Let $f:\left[0,1\right]\to\mathbb{R}$ be an integrable function, but not necessarily continuous, with the property that $0\leq f(s)\leq 1$. Let $g:\left[0,1\right]\to\mathbb{R}$ be the function given by: $$ g(t)=\int_{0}^{t}f(s)\,ds. $$ Prove that $g$ is continuous.

Answer 1

We shall solve this by the $\epsilon-\delta$ definition.
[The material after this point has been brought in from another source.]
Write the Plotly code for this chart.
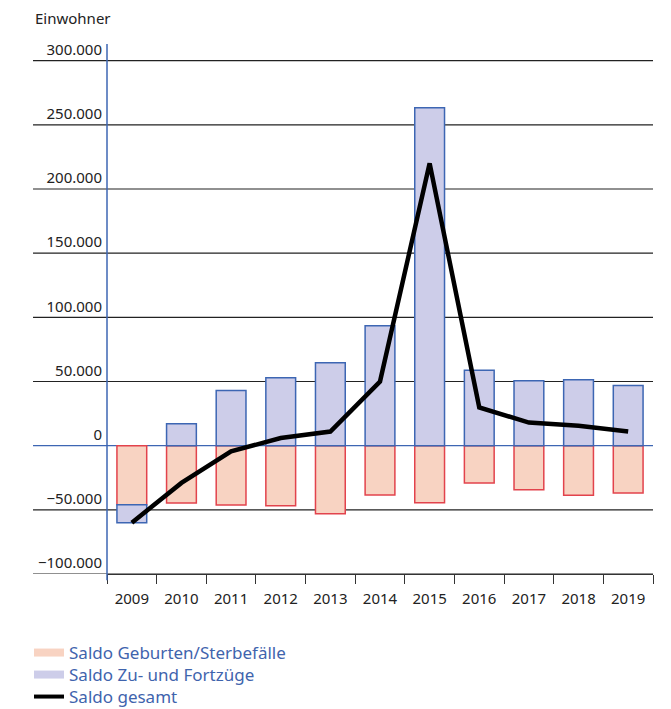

Let $t>t_0$. Then, we have - $$|g(t)-g(t_0)| = \left|\int_{t_0}^tf(s)ds\right|$$ Now, as $0<f(s)<1$, $|f(s)|<1$, and we get - $$\left|\int_{t_0}^tf(s)ds\right| \le \int_{t_0}^t|f(s)|ds\le |t-t_0|$$ Thus, $|g(t)-g(t_0)|\le|t-t_0|$, and continuity follows by taking $\delta = \epsilon$ in the $\epsilon-\delta$ definition.

Answer 2

This proof is for Riemann integrable function, i.e. bounded.

$g(t_2)-g(t_1)=\int_{t_1}^{t_2}f(s)ds$. Since $|f(s)|\le M$, $|g(t_2)-g(t_1)|\le M(t_2-t_1)$. For any $\epsilon$, let $\delta=\frac{\epsilon}{M}$. So that for any $\epsilon \gt 0$, there is a $\delta$ where $|t_2-t_1|\lt \delta$, $|g(t_2)-g(t_1)|\lt \epsilon$.